Originally Posted by jrl1357
once I learned more about the systemd and how it works I was kind of surprised they switched, and basically forced users to switch. On the mailing list they looked for people to volunteer if they wanted to see the old way still supported and it looked like some people stepped forward, but here less then a month later it's no longer in the repos.
as for the direction Linux is moving, I don't think the likes of Debian, Slackware and Gentoo are going down that road. Debian has been committed to supporting kFreeBSD and is unlikely to make systemd default any time soon for Linux, and I think a normal init system would be supported after that because all the package will be supportive of it anyway for kFreeBSD and Hurd. Slackware makes a big thing about how Unix it is, and doesn't look like it's going to start using grub and real package manager much less systemd. Gentoo has also clearly stated that the choice of systemd will always be on each user themselves. then again, a huge thing Arch used to say was it used BSD-style init scripts, and that it valued simplicity and correctness over all, so I guess we will see.
And that's my biggest problem. Systemd is nice and it actually does make quite a bit a lot
easier, but then it also makes a good bit a dang headache. Linux used to be about choice, now we're having things shoved down our throats when not all of the users like the change. There was a big uproar when systemd came out and the dev team and forum admins/mods were basically saying "just deal with it, it's happening because we say it is and because we
like it". I respect that it's their distro and all, but they still have to please their community, or at least should feel obliged to.
Systemd is just one example, but it's a great example. Because people didn't like it, and when they stepped up and said something, they were met with hostility.
And I like that Linux is becoming a viable gaming platform, but now you also have some distro's like Ubuntu, who are putting Amazon webstores built into their system and other similar instances.

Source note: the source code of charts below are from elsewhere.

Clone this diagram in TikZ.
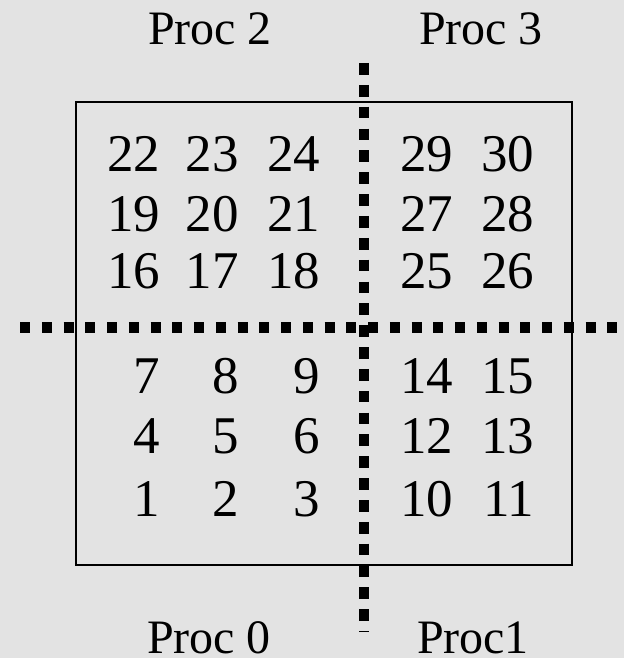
\documentclass[tikz,border=0pt]{standalone}
\usepackage{fontspec}
\setmainfont{Liberation Serif}
\definecolor{bg}{RGB}{227,227,227}
\begin{document}
\begin{tikzpicture}[x=1pt,y=-1pt,
  num/.style={anchor=base east,inner sep=0pt,font=\fontsize{53}{60}\selectfont},
  proc/.style={anchor=base,inner sep=0pt,text depth=0pt,font=\fontsize{48}{56}\selectfont},
  hsep/.style={line width=11pt,dash pattern=on 10pt off 11.75pt},
  vsep/.style={line width=10pt,dash pattern=on 11.7pt off 10.15pt},
  frame/.style={draw=black,line width=1.6pt}]
\fill[bg] (0,0) rectangle (624,658);
\useasboundingbox (0,0) rectangle (624,658);
% frame
\draw[frame] (76,102) rectangle (572,565);
% separators
\coordinate (hl) at (20,327.5);
\coordinate (hr) at (630,327.5);
\coordinate (vt) at (363.5,63);
\coordinate (vb) at (363.5,632);
\draw[hsep] (hl) -- (hr);
\draw[vsep] (vt) -- (vb);
% labels
\node[proc] (p2) at (210,45) {Proc 2};
\node[proc] (p3) at (481,45) {Proc 3};
\node[proc] (p0) at (209,653) {Proc 0};
\node[proc] (p1) at (473,653) {Proc1};
% numbers, left half
\node[num] (n22) at (160.5,171.7) {22};
\node[num] (n23) at (239,171.7) {23};
\node[num] (n24) at (320.5,171.7) {24};
\node[num] (n19) at (160.5,231.2) {19};
\node[num] (n20) at (239,231.2) {20};
\node[num] (n21) at (320.5,231.2) {21};
\node[num] (n16) at (160.5,288) {16};
\node[num] (n17) at (239,288) {17};
\node[num] (n18) at (320.5,288) {18};
\node[num] (n7) at (160.5,393.3) {7};
\node[num] (n8) at (239,393.3) {8};
\node[num] (n9) at (320.5,393.3) {9};
\node[num] (n4) at (160.5,453.3) {4};
\node[num] (n5) at (239,453.3) {5};
\node[num] (n6) at (320.5,453.3) {6};
\node[num] (n1) at (160.5,516.7) {1};
\node[num] (n2) at (239,516.7) {2};
\node[num] (n3) at (320.5,516.7) {3};
% numbers, right half
\node[num] (n29) at (453.5,171.7) {29};
\node[num] (n30) at (534.5,171.7) {30};
\node[num] (n27) at (453.5,231.2) {27};
\node[num] (n28) at (534.5,231.2) {28};
\node[num] (n25) at (453.5,288) {25};
\node[num] (n26) at (534.5,288) {26};
\node[num] (n14) at (453.5,393.3) {14};
\node[num] (n15) at (534.5,393.3) {15};
\node[num] (n12) at (453.5,453.3) {12};
\node[num] (n13) at (534.5,453.3) {13};
\node[num] (n10) at (453.5,516.7) {10};
\node[num] (n11) at (534.5,516.7) {11};
\end{tikzpicture}
\end{document}
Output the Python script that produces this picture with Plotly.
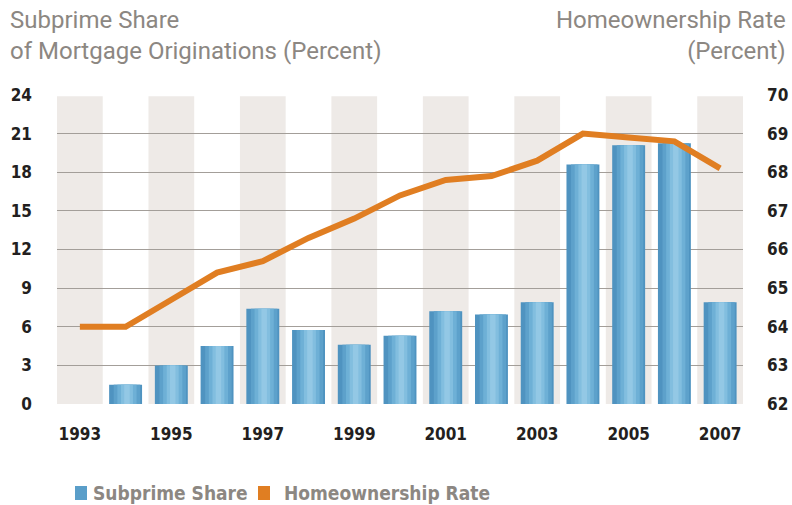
import plotly.graph_objects as go

years = list(range(1993, 2008))
subprime_share = [0, 1.5, 3.0, 4.5, 7.4, 5.75, 4.6, 5.3, 7.2, 6.95, 7.9, 18.6, 20.1, 20.25, 7.9]
homeownership = [64.0, 64.0, 64.7, 65.4, 65.7, 66.3, 66.8, 67.4, 67.8, 67.9, 68.3, 69.0, 68.9, 68.8, 68.1]
left_ticks = [0, 3, 6, 9, 12, 15, 18, 21, 24]
right_ticks = [62, 63, 64, 65, 66, 67, 68, 69, 70]
x_ticks = [1993, 1995, 1997, 1999, 2001, 2003, 2005, 2007]

COND = "DejaVu Sans Condensed, Roboto, sans-serif"
TICK_FONT = dict(family=COND, size=17, color="#231f20", weight="bold")
GRAY_TXT = "#8c8782"
BLUE = "#5a9ec9"
ORANGE = "#e07e22"

L, R, T, B = 57, 49, 95, 101
PW, PH = 792 - L - R, 505 - T - B


def px(x):
    return (x - L) / PW


def py(y):
    return (505 - B - y) / PH


fig = go.Figure()

# gradient-like bars: base plus lighter narrower overlays
layers = [(0.72, "#4f93c0"), (0.58, "#5da1cb"), (0.42, "#6eb0d6"), (0.26, "#82bedf"), (0.12, "#93c8e5")]
for i, (w, c) in enumerate(layers):
    fig.add_trace(go.Bar(
        x=years, y=subprime_share, width=w, marker=dict(color=c, line=dict(width=0)),
        name="Subprime Share", showlegend=False,
        offset=-w / 2 + (0.03 if i else 0),
    ))

fig.add_trace(go.Scatter(
    x=years, y=homeownership, yaxis="y2", mode="lines",
    line=dict(color=ORANGE, width=6), name="Homeownership Rate", showlegend=False,
))

# alternating gray bands for odd years
for yr in x_ticks:
    fig.add_shape(type="rect", xref="x", yref="y", x0=yr - 0.5, x1=yr + 0.5, y0=0, y1=23.9,
                  fillcolor="#eeeae7", line=dict(width=0), layer="below")

# manual legend
legend_items = [("Subprime Share", BLUE, 75, 91), ("Homeownership Rate", ORANGE, 258, 282)]
annotations = []
for name, col, sx, tx in legend_items:
    fig.add_shape(type="rect", xref="paper", yref="paper", x0=px(sx), x1=px(sx + 12),
                  y0=py(500), y1=py(486), fillcolor=col, line=dict(width=0))
    annotations.append(dict(text=name, xref="paper", yref="paper", x=px(tx), y=py(493),
                            xanchor="left", yanchor="middle", showarrow=False,
                            font=dict(family=COND, size=19, color=GRAY_TXT, weight="bold")))

annotations += [
    dict(text="Subprime Share<br>of Mortgage Originations (Percent)", xref="paper", yref="paper",
         x=px(8), y=py(4), xanchor="left", yanchor="top", align="left", showarrow=False,
         font=dict(family="Roboto, sans-serif", size=24, color=GRAY_TXT)),
    dict(text="Homeownership Rate<br>(Percent)", xref="paper", yref="paper",
         x=px(788), y=py(4), xanchor="right", yanchor="top", align="right", showarrow=False,
         font=dict(family="Roboto, sans-serif", size=24, color=GRAY_TXT)),
]

fig.update_layout(
    width=792, height=505,
    margin=dict(l=L, r=R, t=T, b=B, autoexpand=False),
    plot_bgcolor="white", paper_bgcolor="white",
    barmode="overlay",
    showlegend=False,
    xaxis=dict(range=[1992.5, 2007.5], tickvals=x_ticks, ticktext=[str(v) for v in x_ticks],
               showgrid=False, zeroline=False, showline=False, ticks="",
               tickfont=TICK_FONT, ticklabelstandoff=18, automargin=False),
    yaxis=dict(range=[0, 24], tickvals=left_ticks, showgrid=True, gridcolor="#a39e99",
               gridwidth=1, zeroline=False, showline=False, ticks="", tickfont=TICK_FONT,
               ticklabelstandoff=24, automargin=False),
    yaxis2=dict(range=[62, 70], tickvals=right_ticks, overlaying="y", side="right",
                showgrid=False, zeroline=False, showline=False, ticks="", tickfont=TICK_FONT,
                ticklabelstandoff=23, automargin=False),
    annotations=annotations,
)

fig.write_html("out.html")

WHY!? I understand they need to make money, but it shouldn't interfere with your work flow, and it shouldn't be forced onto you. If I open Unity and search for a program, I don't want books from amazon, I don't want software, I don't want videos, I don't want music, I just want my dang program. Ubuntu and a couple of others are going that direction and it's annoying. Sure you can go through the hassle of turning it off or removing it , but that's not the point. Point is it shouldn't be there in the first place unless the user wants it there, which basically circles back to the systemd fiasco among others. And furthermore, with Ubuntu and some of the other more popular distro's doing the whole webshop thing, they'll start to become the norm as they are the leaders in the general linux user desktop world, which is more reason to not have to put up with it.